> _Required task_
Retype nothing but the lines from the start of the material up to and including the line with "bleu_scratch = [21.78, 21.84, 23.44, 23.60, 24.04, 24.28]". Pictures don't belong in the copy.

> _Data lines_
* * * *
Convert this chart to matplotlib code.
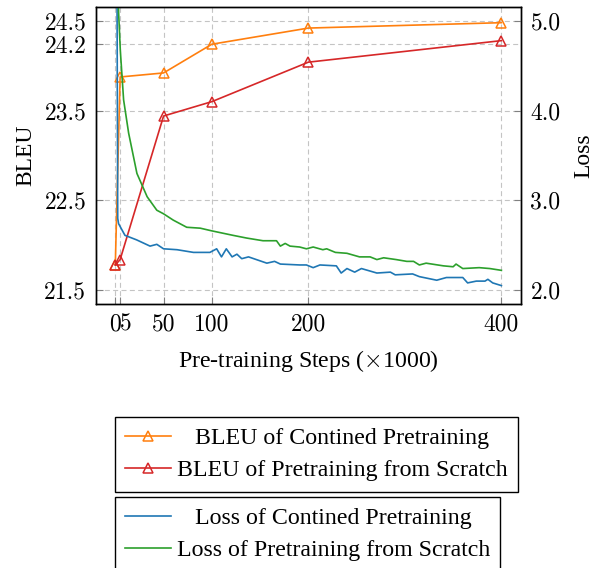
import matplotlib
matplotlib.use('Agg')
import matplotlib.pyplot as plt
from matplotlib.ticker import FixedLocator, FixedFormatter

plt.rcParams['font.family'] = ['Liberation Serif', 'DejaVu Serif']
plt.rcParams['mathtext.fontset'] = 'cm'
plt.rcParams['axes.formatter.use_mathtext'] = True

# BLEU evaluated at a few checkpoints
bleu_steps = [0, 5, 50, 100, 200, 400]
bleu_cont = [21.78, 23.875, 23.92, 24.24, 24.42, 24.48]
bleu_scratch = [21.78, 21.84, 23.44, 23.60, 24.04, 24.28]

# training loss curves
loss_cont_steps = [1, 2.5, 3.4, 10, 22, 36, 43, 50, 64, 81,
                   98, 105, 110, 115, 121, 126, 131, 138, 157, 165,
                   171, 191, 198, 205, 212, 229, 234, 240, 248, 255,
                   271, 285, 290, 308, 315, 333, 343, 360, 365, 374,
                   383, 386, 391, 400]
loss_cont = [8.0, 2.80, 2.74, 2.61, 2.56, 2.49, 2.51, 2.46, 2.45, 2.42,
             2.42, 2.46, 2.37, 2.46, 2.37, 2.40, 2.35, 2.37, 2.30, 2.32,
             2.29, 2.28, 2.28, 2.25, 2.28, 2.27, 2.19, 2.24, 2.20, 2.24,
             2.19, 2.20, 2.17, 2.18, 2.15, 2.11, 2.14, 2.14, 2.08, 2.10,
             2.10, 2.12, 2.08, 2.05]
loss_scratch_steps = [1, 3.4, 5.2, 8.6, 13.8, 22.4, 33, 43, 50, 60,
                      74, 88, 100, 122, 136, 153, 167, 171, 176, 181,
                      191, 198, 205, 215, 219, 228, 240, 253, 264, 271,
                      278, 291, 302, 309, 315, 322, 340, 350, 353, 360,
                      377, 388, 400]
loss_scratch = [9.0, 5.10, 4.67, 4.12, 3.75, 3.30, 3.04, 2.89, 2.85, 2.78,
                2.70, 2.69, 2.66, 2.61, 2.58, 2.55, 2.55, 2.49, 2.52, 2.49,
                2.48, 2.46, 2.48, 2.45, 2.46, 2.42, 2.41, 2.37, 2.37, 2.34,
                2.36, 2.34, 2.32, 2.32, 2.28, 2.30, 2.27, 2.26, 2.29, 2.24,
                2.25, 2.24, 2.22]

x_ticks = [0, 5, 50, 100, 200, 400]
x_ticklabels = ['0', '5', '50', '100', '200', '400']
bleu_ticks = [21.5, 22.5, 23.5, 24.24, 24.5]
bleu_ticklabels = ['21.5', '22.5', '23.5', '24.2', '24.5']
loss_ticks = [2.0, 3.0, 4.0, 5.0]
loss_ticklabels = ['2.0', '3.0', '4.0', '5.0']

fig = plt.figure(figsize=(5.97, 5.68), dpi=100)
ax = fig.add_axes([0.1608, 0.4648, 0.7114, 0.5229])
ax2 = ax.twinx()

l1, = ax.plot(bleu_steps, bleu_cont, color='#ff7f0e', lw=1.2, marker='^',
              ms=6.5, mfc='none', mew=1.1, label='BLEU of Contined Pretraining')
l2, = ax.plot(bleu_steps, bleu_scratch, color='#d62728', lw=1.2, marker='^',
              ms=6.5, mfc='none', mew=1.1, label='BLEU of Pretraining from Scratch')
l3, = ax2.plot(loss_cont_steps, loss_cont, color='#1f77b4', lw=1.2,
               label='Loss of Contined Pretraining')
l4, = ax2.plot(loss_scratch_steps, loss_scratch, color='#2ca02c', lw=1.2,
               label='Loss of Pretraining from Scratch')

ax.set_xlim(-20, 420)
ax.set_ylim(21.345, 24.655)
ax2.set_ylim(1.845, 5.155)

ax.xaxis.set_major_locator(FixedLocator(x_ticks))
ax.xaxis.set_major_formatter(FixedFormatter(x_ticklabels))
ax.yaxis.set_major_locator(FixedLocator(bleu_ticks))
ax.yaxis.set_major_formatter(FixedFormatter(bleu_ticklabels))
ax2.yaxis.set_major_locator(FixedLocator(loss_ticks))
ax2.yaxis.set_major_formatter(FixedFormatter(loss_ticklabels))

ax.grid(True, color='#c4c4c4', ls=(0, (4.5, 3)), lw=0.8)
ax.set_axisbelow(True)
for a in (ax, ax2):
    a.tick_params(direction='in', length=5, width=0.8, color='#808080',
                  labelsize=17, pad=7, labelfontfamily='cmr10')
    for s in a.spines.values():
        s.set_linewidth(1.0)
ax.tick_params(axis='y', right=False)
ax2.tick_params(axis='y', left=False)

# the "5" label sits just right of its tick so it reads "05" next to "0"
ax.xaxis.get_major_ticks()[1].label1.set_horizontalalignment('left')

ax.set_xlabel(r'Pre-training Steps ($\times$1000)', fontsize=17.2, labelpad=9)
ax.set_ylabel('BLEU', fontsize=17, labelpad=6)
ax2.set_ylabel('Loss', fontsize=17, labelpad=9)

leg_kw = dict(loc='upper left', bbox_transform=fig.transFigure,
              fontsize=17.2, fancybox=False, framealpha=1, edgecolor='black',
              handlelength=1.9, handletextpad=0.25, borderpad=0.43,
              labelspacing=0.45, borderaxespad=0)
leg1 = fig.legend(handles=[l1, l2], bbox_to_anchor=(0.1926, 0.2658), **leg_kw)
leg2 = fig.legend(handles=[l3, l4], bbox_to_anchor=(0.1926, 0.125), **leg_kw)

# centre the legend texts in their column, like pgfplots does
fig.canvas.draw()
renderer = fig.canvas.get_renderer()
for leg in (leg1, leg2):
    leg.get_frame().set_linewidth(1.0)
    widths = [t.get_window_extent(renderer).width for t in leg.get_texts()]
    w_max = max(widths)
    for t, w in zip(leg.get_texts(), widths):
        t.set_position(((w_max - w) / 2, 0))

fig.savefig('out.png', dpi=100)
* * * *
> _Task answer_
Convert this chart to matplotlib code.
import matplotlib
matplotlib.use('Agg')
import matplotlib.pyplot as plt
from matplotlib.ticker import FixedLocator, FixedFormatter

plt.rcParams['font.family'] = ['Liberation Serif', 'DejaVu Serif']
plt.rcParams['mathtext.fontset'] = 'cm'
plt.rcParams['axes.formatter.use_mathtext'] = True

# BLEU evaluated at a few checkpoints
bleu_steps = [0, 5, 50, 100, 200, 400]
bleu_cont = [21.78, 23.875, 23.92, 24.24, 24.42, 24.48]
bleu_scratch = [21.78, 21.84, 23.44, 23.60, 24.04, 24.28]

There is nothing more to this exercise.